* [WORK REQUIRED] Leave out every picture. Copy exactly the lines from the one holding "Convert this chart to Plotly code." through the one holding "cx, cy, r = 486, 374, 234".

BEGIN

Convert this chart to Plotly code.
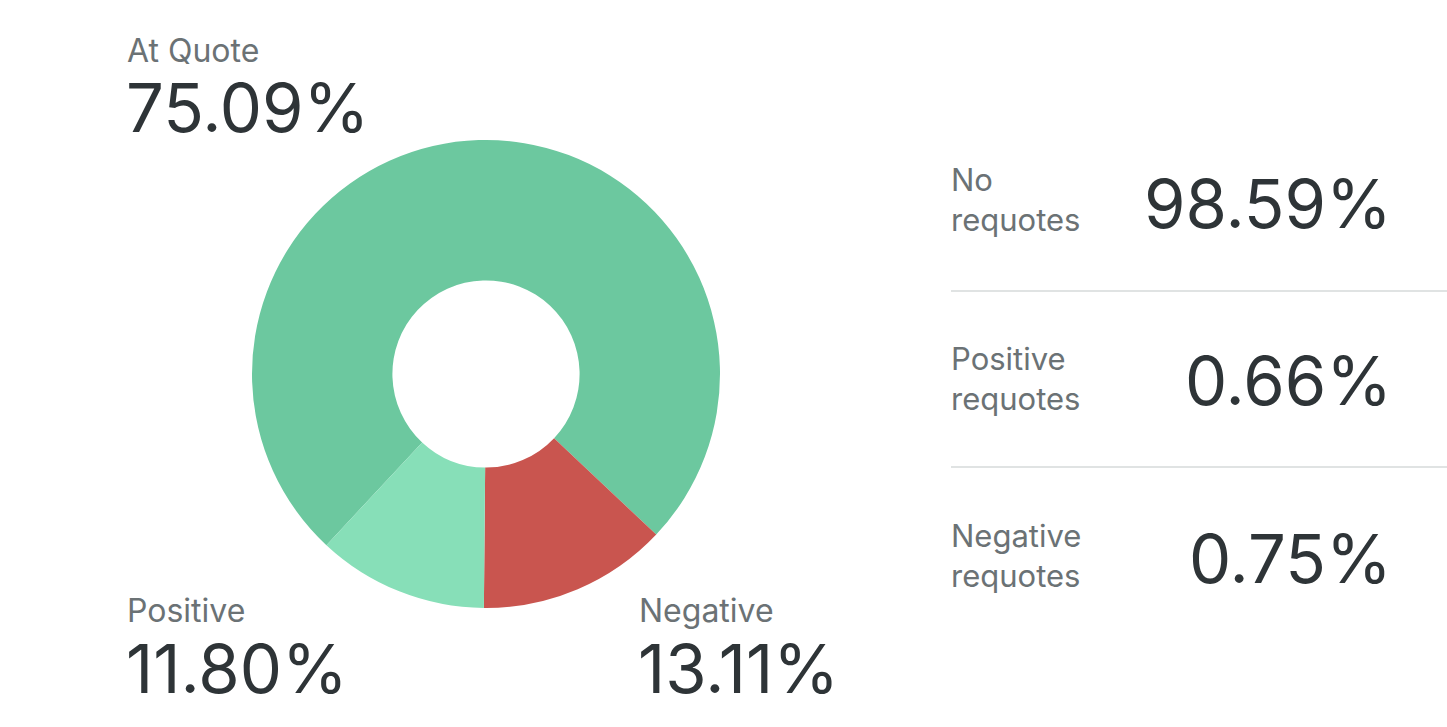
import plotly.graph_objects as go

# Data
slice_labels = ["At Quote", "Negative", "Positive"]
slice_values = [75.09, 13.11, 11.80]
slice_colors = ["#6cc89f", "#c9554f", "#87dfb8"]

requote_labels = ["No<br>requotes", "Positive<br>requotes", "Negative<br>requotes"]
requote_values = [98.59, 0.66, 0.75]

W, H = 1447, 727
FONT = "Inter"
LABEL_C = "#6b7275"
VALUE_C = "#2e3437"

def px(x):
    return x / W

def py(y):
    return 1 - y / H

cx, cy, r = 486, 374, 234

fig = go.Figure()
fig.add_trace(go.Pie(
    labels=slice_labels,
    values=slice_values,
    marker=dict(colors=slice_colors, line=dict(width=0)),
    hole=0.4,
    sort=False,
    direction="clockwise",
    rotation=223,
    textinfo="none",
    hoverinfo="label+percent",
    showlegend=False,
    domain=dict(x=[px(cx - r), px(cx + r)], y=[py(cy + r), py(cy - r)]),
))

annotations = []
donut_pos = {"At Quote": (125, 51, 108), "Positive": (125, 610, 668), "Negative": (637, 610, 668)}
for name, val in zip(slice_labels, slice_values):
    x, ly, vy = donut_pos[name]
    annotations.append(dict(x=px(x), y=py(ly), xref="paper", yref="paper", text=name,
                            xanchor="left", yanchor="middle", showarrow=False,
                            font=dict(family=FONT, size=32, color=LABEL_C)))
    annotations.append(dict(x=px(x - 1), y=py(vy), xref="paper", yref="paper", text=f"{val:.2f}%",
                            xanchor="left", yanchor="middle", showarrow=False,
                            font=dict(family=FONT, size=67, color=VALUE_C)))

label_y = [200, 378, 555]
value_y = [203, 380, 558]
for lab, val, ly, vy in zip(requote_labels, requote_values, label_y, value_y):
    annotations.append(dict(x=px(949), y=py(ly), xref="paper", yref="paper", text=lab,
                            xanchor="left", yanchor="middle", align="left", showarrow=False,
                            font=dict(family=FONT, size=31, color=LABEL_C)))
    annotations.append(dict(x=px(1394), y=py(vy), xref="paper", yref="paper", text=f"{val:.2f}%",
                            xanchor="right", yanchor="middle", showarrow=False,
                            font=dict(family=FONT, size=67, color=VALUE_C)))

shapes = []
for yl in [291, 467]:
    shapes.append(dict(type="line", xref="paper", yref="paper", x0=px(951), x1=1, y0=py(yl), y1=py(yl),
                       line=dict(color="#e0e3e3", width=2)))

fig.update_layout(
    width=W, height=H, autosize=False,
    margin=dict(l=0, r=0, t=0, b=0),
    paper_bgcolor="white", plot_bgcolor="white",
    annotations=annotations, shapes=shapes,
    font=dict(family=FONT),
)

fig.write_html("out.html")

END
BEGIN

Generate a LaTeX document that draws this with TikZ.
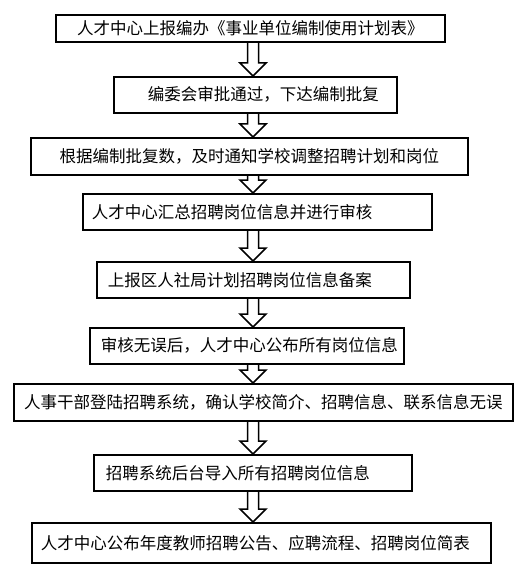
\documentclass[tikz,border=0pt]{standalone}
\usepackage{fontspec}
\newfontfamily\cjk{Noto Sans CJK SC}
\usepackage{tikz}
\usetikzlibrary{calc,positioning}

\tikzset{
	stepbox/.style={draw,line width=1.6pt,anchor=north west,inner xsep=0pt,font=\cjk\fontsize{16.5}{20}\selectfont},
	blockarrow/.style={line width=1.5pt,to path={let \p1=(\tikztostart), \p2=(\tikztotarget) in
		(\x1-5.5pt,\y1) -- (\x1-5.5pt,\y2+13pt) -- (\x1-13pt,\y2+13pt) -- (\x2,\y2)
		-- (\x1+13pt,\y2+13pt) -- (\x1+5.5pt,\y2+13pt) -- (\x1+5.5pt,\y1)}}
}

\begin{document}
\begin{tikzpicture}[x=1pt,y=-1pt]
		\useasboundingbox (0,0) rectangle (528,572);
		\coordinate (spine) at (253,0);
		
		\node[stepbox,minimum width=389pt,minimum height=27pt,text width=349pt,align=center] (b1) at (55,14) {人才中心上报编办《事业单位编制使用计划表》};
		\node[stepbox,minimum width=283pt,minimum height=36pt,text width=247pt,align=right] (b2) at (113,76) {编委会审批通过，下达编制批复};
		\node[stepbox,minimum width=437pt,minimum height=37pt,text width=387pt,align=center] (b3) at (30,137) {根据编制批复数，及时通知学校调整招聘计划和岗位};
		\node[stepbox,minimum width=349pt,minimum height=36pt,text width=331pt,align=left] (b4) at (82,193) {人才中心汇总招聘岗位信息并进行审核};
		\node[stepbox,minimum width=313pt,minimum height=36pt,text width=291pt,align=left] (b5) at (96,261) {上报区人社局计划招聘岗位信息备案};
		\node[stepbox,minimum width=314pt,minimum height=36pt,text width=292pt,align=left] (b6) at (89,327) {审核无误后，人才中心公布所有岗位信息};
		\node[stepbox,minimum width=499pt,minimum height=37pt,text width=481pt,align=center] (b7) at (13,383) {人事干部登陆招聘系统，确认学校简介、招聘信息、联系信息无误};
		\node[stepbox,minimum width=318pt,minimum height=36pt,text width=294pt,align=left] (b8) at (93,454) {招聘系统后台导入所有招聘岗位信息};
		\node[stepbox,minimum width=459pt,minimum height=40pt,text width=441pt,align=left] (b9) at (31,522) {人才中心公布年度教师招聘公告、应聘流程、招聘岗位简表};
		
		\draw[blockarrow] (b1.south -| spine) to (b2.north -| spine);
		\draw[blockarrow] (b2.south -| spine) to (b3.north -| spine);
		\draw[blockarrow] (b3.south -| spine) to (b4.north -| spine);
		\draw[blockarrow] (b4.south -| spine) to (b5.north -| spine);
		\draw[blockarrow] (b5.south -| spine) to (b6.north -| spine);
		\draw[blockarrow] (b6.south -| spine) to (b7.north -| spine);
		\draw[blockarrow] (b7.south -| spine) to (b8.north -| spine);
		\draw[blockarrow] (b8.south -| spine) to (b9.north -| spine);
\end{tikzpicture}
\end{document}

END
BEGIN

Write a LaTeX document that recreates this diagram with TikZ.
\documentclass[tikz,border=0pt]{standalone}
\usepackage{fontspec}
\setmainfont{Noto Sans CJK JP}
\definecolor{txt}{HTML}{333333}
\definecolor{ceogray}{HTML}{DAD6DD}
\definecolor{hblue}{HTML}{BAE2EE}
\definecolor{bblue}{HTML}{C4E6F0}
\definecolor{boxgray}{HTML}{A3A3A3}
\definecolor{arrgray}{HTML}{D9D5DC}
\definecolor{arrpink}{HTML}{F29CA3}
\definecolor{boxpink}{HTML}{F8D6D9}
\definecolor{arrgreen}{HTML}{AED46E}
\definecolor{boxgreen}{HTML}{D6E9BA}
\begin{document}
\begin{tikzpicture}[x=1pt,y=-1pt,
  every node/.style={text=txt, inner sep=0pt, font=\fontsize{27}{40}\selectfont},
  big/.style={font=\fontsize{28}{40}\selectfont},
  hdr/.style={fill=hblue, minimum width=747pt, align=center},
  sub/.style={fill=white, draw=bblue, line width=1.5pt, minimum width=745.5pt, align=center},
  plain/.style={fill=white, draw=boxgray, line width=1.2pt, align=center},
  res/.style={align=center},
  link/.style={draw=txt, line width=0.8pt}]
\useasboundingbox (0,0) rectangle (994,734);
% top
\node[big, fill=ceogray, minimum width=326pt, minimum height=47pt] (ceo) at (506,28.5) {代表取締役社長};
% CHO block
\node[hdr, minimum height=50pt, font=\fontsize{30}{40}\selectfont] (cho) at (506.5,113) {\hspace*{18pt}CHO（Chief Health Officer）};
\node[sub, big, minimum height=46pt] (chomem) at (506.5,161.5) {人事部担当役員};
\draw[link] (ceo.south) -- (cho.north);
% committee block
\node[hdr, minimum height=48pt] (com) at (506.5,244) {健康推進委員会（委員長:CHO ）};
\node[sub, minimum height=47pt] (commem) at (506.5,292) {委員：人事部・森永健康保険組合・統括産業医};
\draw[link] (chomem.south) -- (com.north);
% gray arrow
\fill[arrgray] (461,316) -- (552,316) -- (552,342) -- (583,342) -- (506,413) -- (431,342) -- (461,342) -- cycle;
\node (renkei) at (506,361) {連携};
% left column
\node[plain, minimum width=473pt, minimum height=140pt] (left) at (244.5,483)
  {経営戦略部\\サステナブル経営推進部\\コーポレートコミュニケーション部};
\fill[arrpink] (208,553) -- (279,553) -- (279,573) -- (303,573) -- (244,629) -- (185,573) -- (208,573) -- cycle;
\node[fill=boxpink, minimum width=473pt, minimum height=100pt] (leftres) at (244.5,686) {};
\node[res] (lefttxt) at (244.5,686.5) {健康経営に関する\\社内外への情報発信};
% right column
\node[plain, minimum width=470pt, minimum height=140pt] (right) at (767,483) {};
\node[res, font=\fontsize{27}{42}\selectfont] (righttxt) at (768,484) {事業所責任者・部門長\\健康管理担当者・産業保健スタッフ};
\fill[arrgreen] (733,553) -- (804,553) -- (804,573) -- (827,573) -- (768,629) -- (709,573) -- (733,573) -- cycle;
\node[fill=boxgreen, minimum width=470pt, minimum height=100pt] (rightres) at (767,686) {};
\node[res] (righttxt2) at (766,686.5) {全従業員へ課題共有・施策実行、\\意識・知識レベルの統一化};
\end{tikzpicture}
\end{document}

END

* [COMPLETE OUTPUT]
Convert this chart to Plotly code.
import plotly.graph_objects as go

# Data
slice_labels = ["At Quote", "Negative", "Positive"]
slice_values = [75.09, 13.11, 11.80]
slice_colors = ["#6cc89f", "#c9554f", "#87dfb8"]

requote_labels = ["No<br>requotes", "Positive<br>requotes", "Negative<br>requotes"]
requote_values = [98.59, 0.66, 0.75]

W, H = 1447, 727
FONT = "Inter"
LABEL_C = "#6b7275"
VALUE_C = "#2e3437"

def px(x):
    return x / W

def py(y):
    return 1 - y / H

cx, cy, r = 486, 374, 234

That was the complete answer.